● Problem:
Omit the pictures and output exactly the lines from the start of the entries through the line containing "0.0136, 0.0124, 0.0114, 0.0098, 0.0085, 0.0076, 0.0066]".

● Material:
++++++++++

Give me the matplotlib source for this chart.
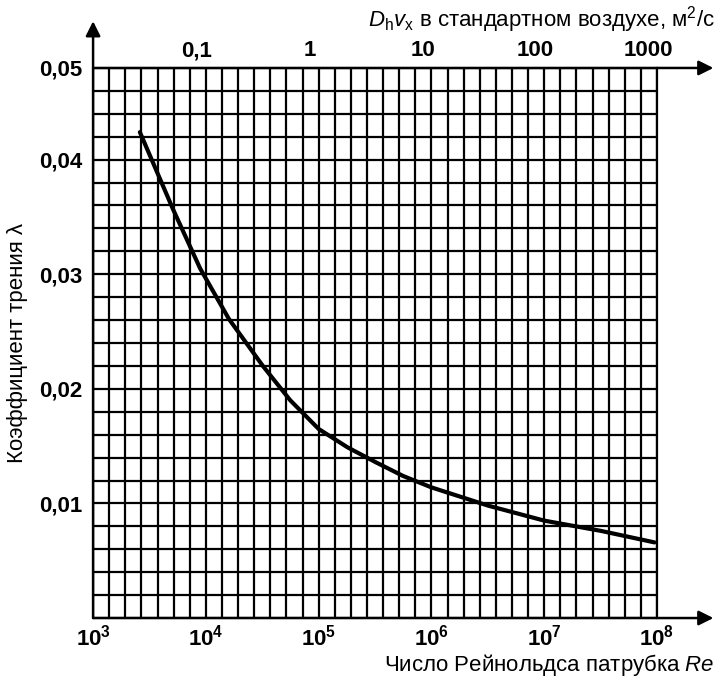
import numpy as np
import matplotlib.pyplot as plt
from matplotlib.ticker import FixedLocator, NullFormatter

plt.rcParams['font.family'] = ['Liberation Sans', 'DejaVu Sans']
plt.rcParams['mathtext.fontset'] = 'custom'
plt.rcParams['mathtext.rm'] = 'Liberation Sans'
plt.rcParams['mathtext.it'] = 'Liberation Sans:italic'
plt.rcParams['mathtext.bf'] = 'Liberation Sans:bold'

# curve: Reynolds number and friction factor
re_values = [2.6e3, 5.1e3, 8.9e3, 1.6e4, 3.2e4, 5.6e4, 1.0e5, 1.8e5,
             3.2e5, 5.6e5, 1.0e6, 3.2e6, 1.0e7, 3.2e7, 9.5e7]
friction = [0.0424, 0.0357, 0.0305, 0.0261, 0.0220, 0.0190, 0.0165, 0.0149,
            0.0136, 0.0124, 0.0114, 0.0098, 0.0085, 0.0076, 0.0066]

# bottom axis
re_ticks = [1e3, 1e4, 1e5, 1e6, 1e7, 1e8]
re_labels = [r'$\mathbf{10^{%d}}$' % p for p in range(3, 9)]

# left axis (top line of the grid is labelled 0,05 in the original)
lam_ticks = [0.01, 0.02, 0.03, 0.04, 0.048]
lam_labels = ['0,01', '0,02', '0,03', '0,04', '0,05']

# top axis: D_h * v_x in standard air
top_ticks = [0.1, 1, 10, 100, 1000]
top_labels = ['0,1', '1', '10', '100', '1000']
nu = 1.2e-5

fig = plt.figure(figsize=(7.16, 6.77), dpi=100)
ax = fig.add_axes([0.130, 0.0871, 0.7876, 0.8125])

ax.plot(re_values, friction, color='black', lw=3, solid_capstyle='round')

ax.set_xscale('log')
ax.set_xlim(1e3, 1e8)
ax.set_ylim(0, 0.048)

# uniform grid: 7 columns per decade, rows every 0.002
ax.xaxis.remove_overlapping_locs = False
ax.yaxis.remove_overlapping_locs = False
ax.xaxis.set_minor_locator(FixedLocator(10 ** (3 + np.arange(36) / 7)))
ax.xaxis.set_minor_formatter(NullFormatter())
ax.yaxis.set_minor_locator(FixedLocator(np.arange(0, 0.0481, 0.002)))
ax.grid(which='minor', color='black', lw=1.6)
ax.grid(which='major', visible=False)

ax.set_xticks(re_ticks)
ax.set_xticklabels(re_labels, fontsize=16)
ax.set_yticks(lam_ticks)
ax.set_yticklabels(lam_labels, fontsize=16, fontweight='bold')
ax.tick_params(which='both', length=0)
ax.tick_params(axis='x', pad=5)
ax.tick_params(axis='y', pad=8)

for s in ax.spines.values():
    s.set_linewidth(1.6)
ax.spines['top'].set_visible(False)
ax.spines['left'].set_visible(False)
ax.spines['bottom'].set_visible(False)

secax = ax.secondary_xaxis('top', functions=(lambda r: r * nu, lambda v: v / nu))
secax.set_xticks(top_ticks)
secax.set_xticklabels(top_labels, fontsize=16, fontweight='bold')
secax.xaxis.set_minor_locator(FixedLocator([]))
secax.tick_params(which='both', length=0, pad=5)
secax.spines['top'].set_visible(False)

# axis lines with arrows
arrow = dict(arrowstyle='-|>', color='black', lw=1.8, mutation_scale=22, shrinkA=0, shrinkB=0)
ax.annotate('', xy=(1.10, 0), xytext=(0, 0), xycoords='axes fraction', arrowprops=arrow)
ax.annotate('', xy=(1.10, 1), xytext=(0, 1), xycoords='axes fraction', arrowprops=arrow)
ax.annotate('', xy=(0, 1.085), xytext=(0, 0), xycoords='axes fraction', arrowprops=arrow)

ax.set_ylabel('Коэффициент трения λ', fontsize=16, labelpad=8)
fig.text(0.998, 1 - 665 / 677, 'Число Рейнольдса патрубка $Re$', fontsize=16,
         ha='right', va='center')
fig.text(0.998, 1 - 20 / 677, r'$D_\mathrm{h}v_\mathrm{x}$ в стандартном воздухе, м$^2$/с',
         fontsize=16, ha='right', va='center')

fig.savefig('out.png', dpi=100)
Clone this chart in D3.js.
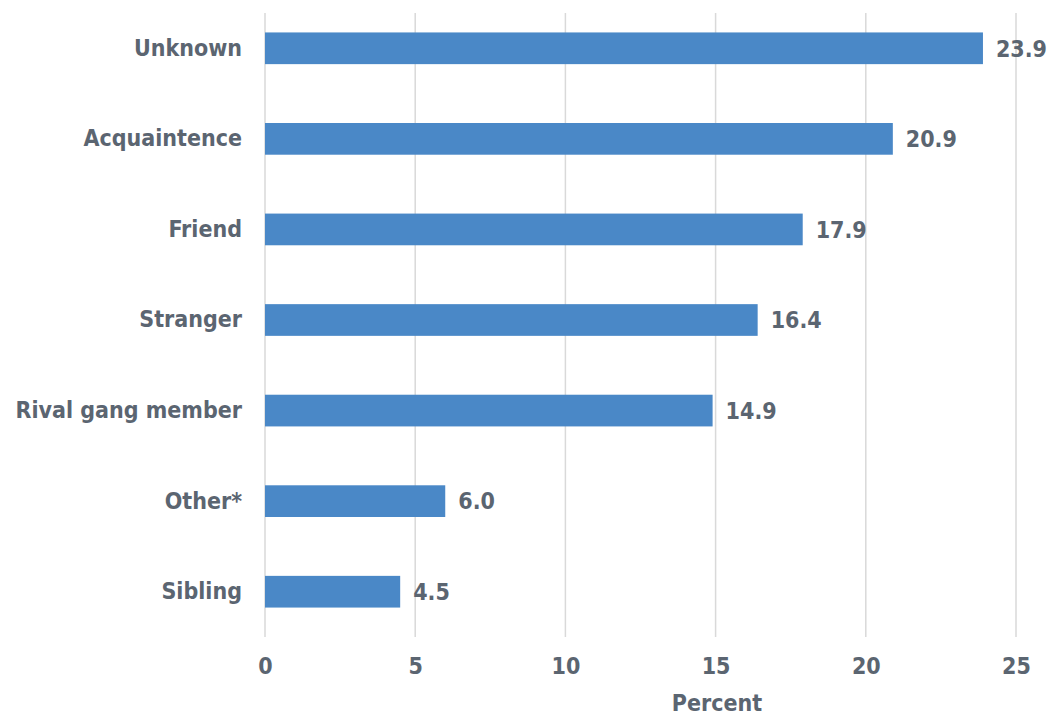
<!DOCTYPE html>
<html>
<head>
<meta charset="utf-8">
<script src="https://cdn.jsdelivr.net/npm/d3@7"></script>
<style>
  body { margin: 0; background: #fff; }
  svg text { font-family: "DejaVu Sans Condensed", "DejaVu Sans", sans-serif; font-stretch: condensed; font-weight: bold; fill: #5b6571; }
</style>
</head>
<body>
<svg width="1055" height="715"></svg>
<script>
var categories = ['Unknown', 'Acquaintence', 'Friend', 'Stranger', 'Rival gang member', 'Other*', 'Sibling'];
var values = [23.9, 20.9, 17.9, 16.4, 14.9, 6.0, 4.5];
var xTicks = [0, 5, 10, 15, 20, 25];
var axisTitle = 'Percent';

var svg = d3.select('svg');
var margin = {top: 3, right: 39, bottom: 78, left: 265}
  , width = svg.attr('width') - margin.left - margin.right
  , height = svg.attr('height') - margin.top - margin.bottom;

var data = categories.map(function(c, i) { return {name: c, value: values[i]}; });

var xScale = d3.scaleLinear()
    .domain([0, 25])
    .range([0, width]);

var yScale = d3.scaleBand()
    .domain(categories)
    .range([0, height])
    .paddingInner(0.65)
    .paddingOuter(0.325);

var g = svg.append('g')
    .attr('transform', 'translate(' + margin.left + ',' + margin.top + ')');

// gridlines
g.selectAll('.grid')
    .data(xTicks)
  .enter().append('line')
    .attr('class', 'grid')
    .attr('x1', function(d) { return xScale(d); })
    .attr('x2', function(d) { return xScale(d); })
    .attr('y1', 10)
    .attr('y2', height)
    .attr('stroke', '#d9d9d9')
    .attr('stroke-width', 1.5);

// bars
g.selectAll('.bar')
    .data(data)
  .enter().append('rect')
    .attr('class', 'bar')
    .attr('x', xScale(0))
    .attr('y', function(d) { return yScale(d.name); })
    .attr('width', function(d) { return xScale(d.value) - xScale(0); })
    .attr('height', yScale.bandwidth())
    .attr('fill', '#4a88c7');

// value labels
g.selectAll('.val')
    .data(data)
  .enter().append('text')
    .attr('class', 'val')
    .attr('x', function(d) { return xScale(d.value) + 13; })
    .attr('y', function(d) { return yScale(d.name) + yScale.bandwidth() / 2; })
    .attr('dy', '0.36em')
    .style('font-size', '23px')
    .text(function(d) { return d.value.toFixed(1); });

// category labels
var yAxis = g.append('g')
    .call(d3.axisLeft(yScale).tickSize(0).tickPadding(23));
yAxis.select('.domain').remove();
yAxis.selectAll('text')
    .style('font-size', '23px')
    .attr('fill', null);

// x axis
var xAxis = g.append('g')
    .attr('transform', 'translate(0,' + height + ')')
    .call(d3.axisBottom(xScale).tickValues(xTicks).tickSize(0).tickPadding(21));
xAxis.select('.domain').remove();
xAxis.selectAll('text')
    .style('font-size', '23px')
    .attr('fill', null);

svg.append('text')
    .attr('x', 717)
    .attr('y', 711)
    .attr('text-anchor', 'middle')
    .style('font-size', '23px')
    .text(axisTitle);
</script>
</body>
</html>
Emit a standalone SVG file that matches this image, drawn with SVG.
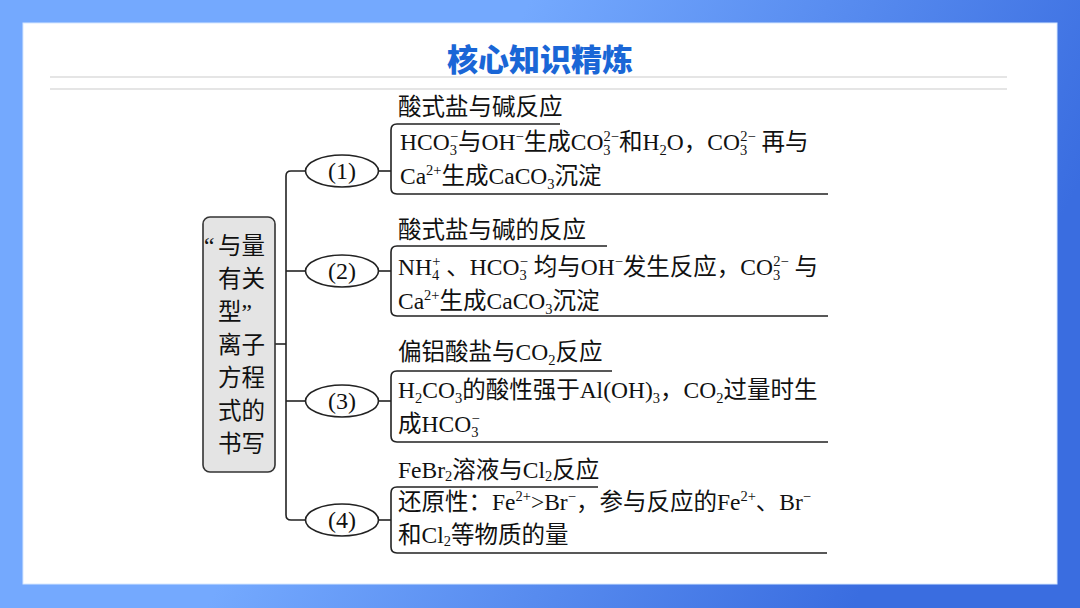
<svg xmlns="http://www.w3.org/2000/svg" width="1080" height="608" viewBox="0 0 1080 608">
<defs>
<linearGradient id="bg" x1="0" y1="0" x2="1" y2="0.3">
<stop offset="0" stop-color="#74a9fe"/>
<stop offset="0.45" stop-color="#74a9fe"/>
<stop offset="1" stop-color="#3a6de0"/>
</linearGradient>
<style>
.t{font-family:"Liberation Serif","Noto Sans CJK SC",serif;font-size:23.5px;fill:#111}
.s{font-size:14.5px}
.ln{fill:none;stroke:#222;stroke-width:1.6}
.el{fill:#fff;stroke:#222;stroke-width:1.6}
.gl{stroke:#dcdcdc;stroke-width:1.5}
</style>
</defs>
<rect x="0" y="0" width="1080" height="608" fill="url(#bg)"/>
<rect x="23" y="23" width="1034" height="561" fill="#fff" stroke="#d6e8ff" stroke-width="1"/>
<text x="540" y="71" text-anchor="middle" style="font-family:'Noto Sans CJK SC',sans-serif;font-weight:900;font-size:31px;fill:#1a66d6">核心知识精炼</text>
<line class="gl" x1="50" y1="77" x2="1007" y2="77"/>
<line class="gl" x1="50" y1="89" x2="1007" y2="89"/>

<g id="connectors">
<path class="ln" d="M275,344 H286"/>
<path class="ln" d="M305.5,171 H291 Q286,171 286,176 V515 Q286,520 291,520 H305.5"/>
<path class="ln" d="M286,271 H305.5"/>
<path class="ln" d="M286,401 H305.5"/>
<path class="ln" d="M378.5,171 H391"/>
<path class="ln" d="M378.5,271 H391"/>
<path class="ln" d="M378.5,401 H391"/>
<path class="ln" d="M378.5,520 H391"/>
</g>

<g id="root">
<rect x="203" y="217" width="72" height="255" rx="7" fill="#e4e4e4" stroke="#333" stroke-width="1.6"/>
<text class="t"><tspan x="204" y="254">“</tspan><tspan x="218" y="254">与量</tspan><tspan x="218" y="287">有关</tspan><tspan x="218" y="320">型”</tspan><tspan x="218" y="353">离子</tspan><tspan x="218" y="386">方程</tspan><tspan x="218" y="419">式的</tspan><tspan x="218" y="452">书写</tspan></text>
</g>

<g id="n1">
<ellipse class="el" cx="342" cy="171" rx="36.5" ry="16"/>
<text class="t" x="342" y="179" text-anchor="middle" style="font-size:24px">(1)</text>
</g>
<g id="n2">
<ellipse class="el" cx="342" cy="271" rx="36.5" ry="16"/>
<text class="t" x="342" y="279" text-anchor="middle" style="font-size:24px">(2)</text>
</g>
<g id="n3">
<ellipse class="el" cx="342" cy="401" rx="36.5" ry="16"/>
<text class="t" x="342" y="409" text-anchor="middle" style="font-size:24px">(3)</text>
</g>
<g id="n4">
<ellipse class="el" cx="342" cy="520" rx="36.5" ry="16"/>
<text class="t" x="342" y="528" text-anchor="middle" style="font-size:24px">(4)</text>
</g>

<g id="b1">
<path class="ln" d="M560,124 H397 Q391,124 391,130 V188 Q391,194 397,194 H828"/>
<text class="t" x="398" y="115">酸式盐与碱反应</text>
<text class="t" x="400" y="150">HCO<tspan class="s" dy="5">3</tspan><tspan class="s" dx="-7" dy="-14">−</tspan><tspan dy="9">与OH</tspan><tspan class="s" dy="-9">−</tspan><tspan dy="9">生成CO</tspan><tspan class="s" dy="5">3</tspan><tspan class="s" dx="-7" dy="-14">2−</tspan><tspan dy="9">和H</tspan><tspan class="s" dy="5">2</tspan><tspan dy="-5">O，CO</tspan><tspan class="s" dy="5">3</tspan><tspan class="s" dx="-7" dy="-14">2−</tspan><tspan dy="9"> 再与</tspan></text>
<text class="t" x="400" y="184">Ca<tspan class="s" dy="-9">2+</tspan><tspan dy="9">生成CaCO</tspan><tspan class="s" dy="5">3</tspan><tspan dy="-5">沉淀</tspan></text>
</g>

<g id="b2">
<path class="ln" d="M607,246 H397 Q391,246 391,252 V310 Q391,316 397,316 H828"/>
<text class="t" x="398" y="238">酸式盐与碱的反应</text>
<text class="t" x="398" y="275">NH<tspan class="s" dy="5">4</tspan><tspan class="s" dx="-7" dy="-14">+</tspan><tspan dy="9"> 、HCO</tspan><tspan class="s" dy="5">3</tspan><tspan class="s" dx="-7" dy="-14">−</tspan><tspan dy="9"> 均与OH</tspan><tspan class="s" dy="-9">−</tspan><tspan dy="9">发生反应，CO</tspan><tspan class="s" dy="5">3</tspan><tspan class="s" dx="-7" dy="-14">2−</tspan><tspan dy="9"> 与</tspan></text>
<text class="t" x="398" y="309">Ca<tspan class="s" dy="-9">2+</tspan><tspan dy="9">生成CaCO</tspan><tspan class="s" dy="5">3</tspan><tspan dy="-5">沉淀</tspan></text>
</g>

<g id="b3">
<path class="ln" d="M612,371 H397 Q391,371 391,377 V436 Q391,442 397,442 H828"/>
<text class="t" x="398" y="360">偏铝酸盐与CO<tspan class="s" dy="5">2</tspan><tspan dy="-5">反应</tspan></text>
<text class="t" x="398" y="398">H<tspan class="s" dy="5">2</tspan><tspan dy="-5">CO</tspan><tspan class="s" dy="5">3</tspan><tspan dy="-5">的酸性强于Al(OH)</tspan><tspan class="s" dy="5">3</tspan><tspan dy="-5">，CO</tspan><tspan class="s" dy="5">2</tspan><tspan dy="-5">过量时生</tspan></text>
<text class="t" x="398" y="432">成HCO<tspan class="s" dy="5">3</tspan><tspan class="s" dx="-7" dy="-14">−</tspan></text>
</g>

<g id="b4">
<path class="ln" d="M598,487 H397 Q391,487 391,493 V547 Q391,553 397,553 H827"/>
<text class="t" x="398" y="478">FeBr<tspan class="s" dy="3">2</tspan><tspan dy="-3">溶液与Cl</tspan><tspan class="s" dy="3">2</tspan><tspan dy="-3">反应</tspan></text>
<text class="t" x="398" y="510">还原性：Fe<tspan class="s" dy="-9">2+</tspan><tspan dy="9">&gt;Br</tspan><tspan class="s" dy="-9">−</tspan><tspan dy="9">，参与反应的Fe</tspan><tspan class="s" dy="-9">2+</tspan><tspan dy="9">、Br</tspan><tspan class="s" dy="-9">−</tspan></text>
<text class="t" x="398" y="543">和Cl<tspan class="s" dy="3">2</tspan><tspan dy="-3">等物质的量</tspan></text>
</g>
</svg>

++++++++++

● Answer for the task:
Give me the matplotlib source for this chart.
import numpy as np
import matplotlib.pyplot as plt
from matplotlib.ticker import FixedLocator, NullFormatter

plt.rcParams['font.family'] = ['Liberation Sans', 'DejaVu Sans']
plt.rcParams['mathtext.fontset'] = 'custom'
plt.rcParams['mathtext.rm'] = 'Liberation Sans'
plt.rcParams['mathtext.it'] = 'Liberation Sans:italic'
plt.rcParams['mathtext.bf'] = 'Liberation Sans:bold'

# curve: Reynolds number and friction factor
re_values = [2.6e3, 5.1e3, 8.9e3, 1.6e4, 3.2e4, 5.6e4, 1.0e5, 1.8e5,
             3.2e5, 5.6e5, 1.0e6, 3.2e6, 1.0e7, 3.2e7, 9.5e7]
friction = [0.0424, 0.0357, 0.0305, 0.0261, 0.0220, 0.0190, 0.0165, 0.0149,
            0.0136, 0.0124, 0.0114, 0.0098, 0.0085, 0.0076, 0.0066]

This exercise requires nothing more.